··· DATA EXCERPT ···
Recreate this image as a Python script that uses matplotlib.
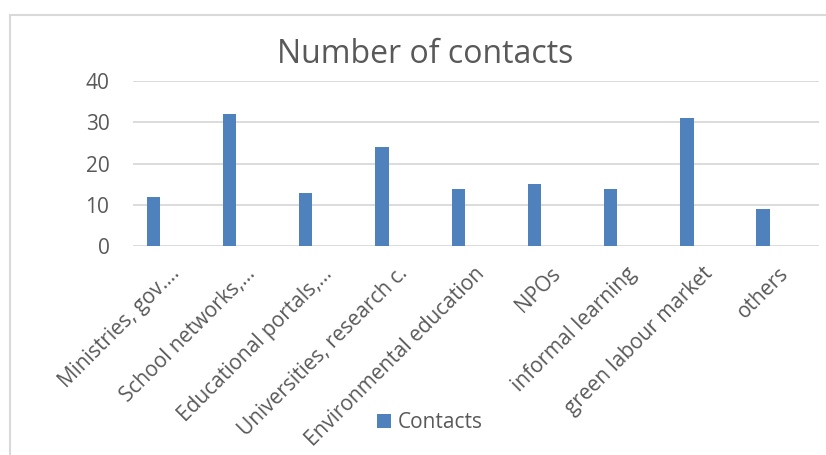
import matplotlib
matplotlib.use("Agg")
import matplotlib.pyplot as plt
import matplotlib.transforms as mtransforms
from matplotlib.patches import Rectangle

categories = ["Ministries, gov.…", "School networks,…", "Educational portals,…",
              "Universities, research c.", "Environmental education", "NPOs",
              "informal learning", "green labour market", "others"]
contacts = [12, 32, 13, 24, 14, 15, 14, 31, 9]
yticks = [0, 10, 20, 30, 40]
series_name = "Contacts"
title = "Number of contacts"

plt.rcParams['font.family'] = ['Open Sans', 'DejaVu Sans']
TXT = '#595959'
GRID = '#D9D9D9'
BAR = '#4F81BD'

fig = plt.figure(figsize=(8.26, 4.55), dpi=100)
fig.patch.set_facecolor('white')

# chart-area border (extends past right/bottom edge)
fig.patches.append(Rectangle((10/826, -0.2), 1.5, 1 - 15/455 + 0.2,
                             transform=fig.transFigure, fill=False,
                             edgecolor=GRID, linewidth=1.5))

ax = fig.add_axes([133/826, 1 - 246.5/455, (819 - 133)/826, (246.5 - 81)/455])
x = list(range(len(categories)))
bar_w = 0.175
group_shift = -0.233  # first slot of a clustered group
bars = ax.bar([i + group_shift for i in x], contacts, width=bar_w, color=BAR,
              label=series_name, zorder=3)
ax.set_xlim(-0.5, len(categories) - 0.5)
ax.set_ylim(0, 40)
ax.set_yticks(yticks)
ax.yaxis.grid(True, color=GRID, linewidth=1.3, zorder=0)
ax.set_axisbelow(True)
for s in ax.spines.values():
    s.set_visible(False)
ax.tick_params(axis='y', length=0, pad=17, labelsize=15, labelcolor=TXT)
ax.tick_params(axis='x', length=0, pad=0, labelsize=15, labelcolor=TXT)
ax.set_xticks(x)
ax.set_xticklabels(categories, rotation=45, ha='right', va='baseline',
                   rotation_mode='anchor')
off = mtransforms.ScaledTranslation(9/100, -28/100, fig.dpi_scale_trans)
for lab in ax.get_xticklabels():
    lab.set_transform(lab.get_transform() + off)

fig.text(425/826, 1 - 62.7/455, title, ha='center', va='baseline',
         fontsize=23, color=TXT)

fig.legend(handles=[bars], labels=[series_name], loc='center',
           bbox_to_anchor=(430/826, 1 - 423/455), frameon=False,
           fontsize=15, labelcolor=TXT, handlelength=0.67, handleheight=0.67,
           handletextpad=0.3, borderpad=0)

fig.savefig('out.png', dpi=100)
···
WHAT NEEDS TO BE DONE — Omit each picture, then return all of the listing exactly as it stands.

WRITTEN RESPONSE —
Recreate this image as a Python script that uses matplotlib.
import matplotlib
matplotlib.use("Agg")
import matplotlib.pyplot as plt
import matplotlib.transforms as mtransforms
from matplotlib.patches import Rectangle

categories = ["Ministries, gov.…", "School networks,…", "Educational portals,…",
              "Universities, research c.", "Environmental education", "NPOs",
              "informal learning", "green labour market", "others"]
contacts = [12, 32, 13, 24, 14, 15, 14, 31, 9]
yticks = [0, 10, 20, 30, 40]
series_name = "Contacts"
title = "Number of contacts"

plt.rcParams['font.family'] = ['Open Sans', 'DejaVu Sans']
TXT = '#595959'
GRID = '#D9D9D9'
BAR = '#4F81BD'

fig = plt.figure(figsize=(8.26, 4.55), dpi=100)
fig.patch.set_facecolor('white')

# chart-area border (extends past right/bottom edge)
fig.patches.append(Rectangle((10/826, -0.2), 1.5, 1 - 15/455 + 0.2,
                             transform=fig.transFigure, fill=False,
                             edgecolor=GRID, linewidth=1.5))

ax = fig.add_axes([133/826, 1 - 246.5/455, (819 - 133)/826, (246.5 - 81)/455])
x = list(range(len(categories)))
bar_w = 0.175
group_shift = -0.233  # first slot of a clustered group
bars = ax.bar([i + group_shift for i in x], contacts, width=bar_w, color=BAR,
              label=series_name, zorder=3)
ax.set_xlim(-0.5, len(categories) - 0.5)
ax.set_ylim(0, 40)
ax.set_yticks(yticks)
ax.yaxis.grid(True, color=GRID, linewidth=1.3, zorder=0)
ax.set_axisbelow(True)
for s in ax.spines.values():
    s.set_visible(False)
ax.tick_params(axis='y', length=0, pad=17, labelsize=15, labelcolor=TXT)
ax.tick_params(axis='x', length=0, pad=0, labelsize=15, labelcolor=TXT)
ax.set_xticks(x)
ax.set_xticklabels(categories, rotation=45, ha='right', va='baseline',
                   rotation_mode='anchor')
off = mtransforms.ScaledTranslation(9/100, -28/100, fig.dpi_scale_trans)
for lab in ax.get_xticklabels():
    lab.set_transform(lab.get_transform() + off)

fig.text(425/826, 1 - 62.7/455, title, ha='center', va='baseline',
         fontsize=23, color=TXT)

fig.legend(handles=[bars], labels=[series_name], loc='center',
           bbox_to_anchor=(430/826, 1 - 423/455), frameon=False,
           fontsize=15, labelcolor=TXT, handlelength=0.67, handleheight=0.67,
           handletextpad=0.3, borderpad=0)

fig.savefig('out.png', dpi=100)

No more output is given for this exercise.